● **WORK TO DO**
Produce word for word the lines of the data below running from the one that has "Clone this chart in Apache ECharts." to the one that has "50.2], [3.5, 20]];", inclusive, and no others.

── AVAILABLE RECORDS ──

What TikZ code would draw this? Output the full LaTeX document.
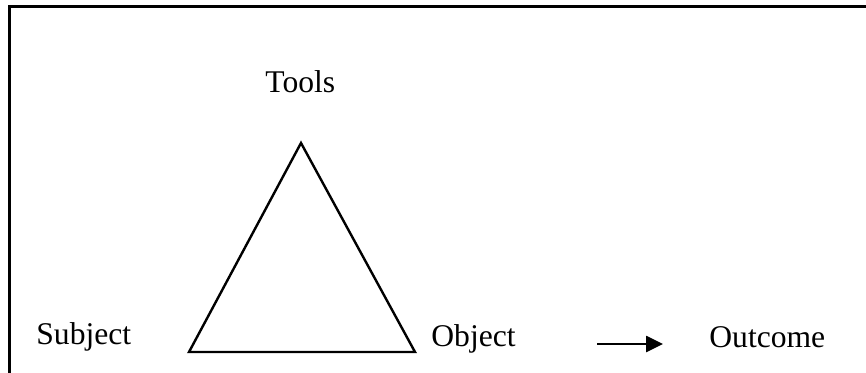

───
── AVAILABLE RECORDS ──

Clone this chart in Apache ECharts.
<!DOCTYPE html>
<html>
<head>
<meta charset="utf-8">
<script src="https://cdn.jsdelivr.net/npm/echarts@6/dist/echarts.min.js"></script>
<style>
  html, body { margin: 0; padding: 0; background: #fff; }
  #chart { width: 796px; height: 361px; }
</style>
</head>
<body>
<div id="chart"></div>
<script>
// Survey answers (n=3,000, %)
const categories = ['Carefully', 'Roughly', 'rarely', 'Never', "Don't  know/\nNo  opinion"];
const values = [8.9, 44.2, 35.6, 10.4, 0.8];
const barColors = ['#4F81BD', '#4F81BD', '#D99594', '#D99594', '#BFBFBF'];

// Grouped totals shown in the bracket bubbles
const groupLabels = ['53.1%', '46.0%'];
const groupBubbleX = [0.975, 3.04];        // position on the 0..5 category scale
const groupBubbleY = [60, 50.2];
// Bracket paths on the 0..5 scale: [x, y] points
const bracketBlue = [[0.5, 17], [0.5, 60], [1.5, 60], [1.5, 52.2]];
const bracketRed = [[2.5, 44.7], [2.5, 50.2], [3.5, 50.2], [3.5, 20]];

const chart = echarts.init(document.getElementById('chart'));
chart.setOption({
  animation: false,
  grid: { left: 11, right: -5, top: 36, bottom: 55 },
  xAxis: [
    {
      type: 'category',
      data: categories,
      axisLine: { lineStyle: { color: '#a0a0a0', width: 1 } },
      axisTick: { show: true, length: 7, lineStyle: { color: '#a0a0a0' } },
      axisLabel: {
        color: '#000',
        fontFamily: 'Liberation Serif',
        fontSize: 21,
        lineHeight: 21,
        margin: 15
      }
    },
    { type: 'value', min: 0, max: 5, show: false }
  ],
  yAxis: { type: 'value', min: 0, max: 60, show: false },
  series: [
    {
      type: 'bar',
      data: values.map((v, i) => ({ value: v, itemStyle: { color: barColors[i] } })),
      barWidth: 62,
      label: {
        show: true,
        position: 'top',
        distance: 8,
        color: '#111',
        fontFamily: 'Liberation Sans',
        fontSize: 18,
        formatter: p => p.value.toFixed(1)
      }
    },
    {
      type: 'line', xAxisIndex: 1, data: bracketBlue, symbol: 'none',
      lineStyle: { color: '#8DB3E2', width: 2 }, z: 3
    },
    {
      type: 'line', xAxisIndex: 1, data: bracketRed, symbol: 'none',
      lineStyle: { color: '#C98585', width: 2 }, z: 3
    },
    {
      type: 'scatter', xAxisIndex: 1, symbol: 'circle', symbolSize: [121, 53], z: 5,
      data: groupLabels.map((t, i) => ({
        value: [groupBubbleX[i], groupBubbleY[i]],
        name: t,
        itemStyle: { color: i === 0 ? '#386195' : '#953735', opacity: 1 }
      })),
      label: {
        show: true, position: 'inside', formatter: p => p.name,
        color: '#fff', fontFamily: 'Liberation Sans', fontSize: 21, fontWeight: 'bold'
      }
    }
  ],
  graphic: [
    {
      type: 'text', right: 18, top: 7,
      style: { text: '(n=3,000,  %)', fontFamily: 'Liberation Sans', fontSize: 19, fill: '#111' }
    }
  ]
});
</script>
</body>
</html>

───

● **OUTPUT BELOW**
Clone this chart in Apache ECharts.
<!DOCTYPE html>
<html>
<head>
<meta charset="utf-8">
<script src="https://cdn.jsdelivr.net/npm/echarts@6/dist/echarts.min.js"></script>
<style>
  html, body { margin: 0; padding: 0; background: #fff; }
  #chart { width: 796px; height: 361px; }
</style>
</head>
<body>
<div id="chart"></div>
<script>
// Survey answers (n=3,000, %)
const categories = ['Carefully', 'Roughly', 'rarely', 'Never', "Don't  know/\nNo  opinion"];
const values = [8.9, 44.2, 35.6, 10.4, 0.8];
const barColors = ['#4F81BD', '#4F81BD', '#D99594', '#D99594', '#BFBFBF'];

// Grouped totals shown in the bracket bubbles
const groupLabels = ['53.1%', '46.0%'];
const groupBubbleX = [0.975, 3.04];        // position on the 0..5 category scale
const groupBubbleY = [60, 50.2];
// Bracket paths on the 0..5 scale: [x, y] points
const bracketBlue = [[0.5, 17], [0.5, 60], [1.5, 60], [1.5, 52.2]];
const bracketRed = [[2.5, 44.7], [2.5, 50.2], [3.5, 50.2], [3.5, 20]];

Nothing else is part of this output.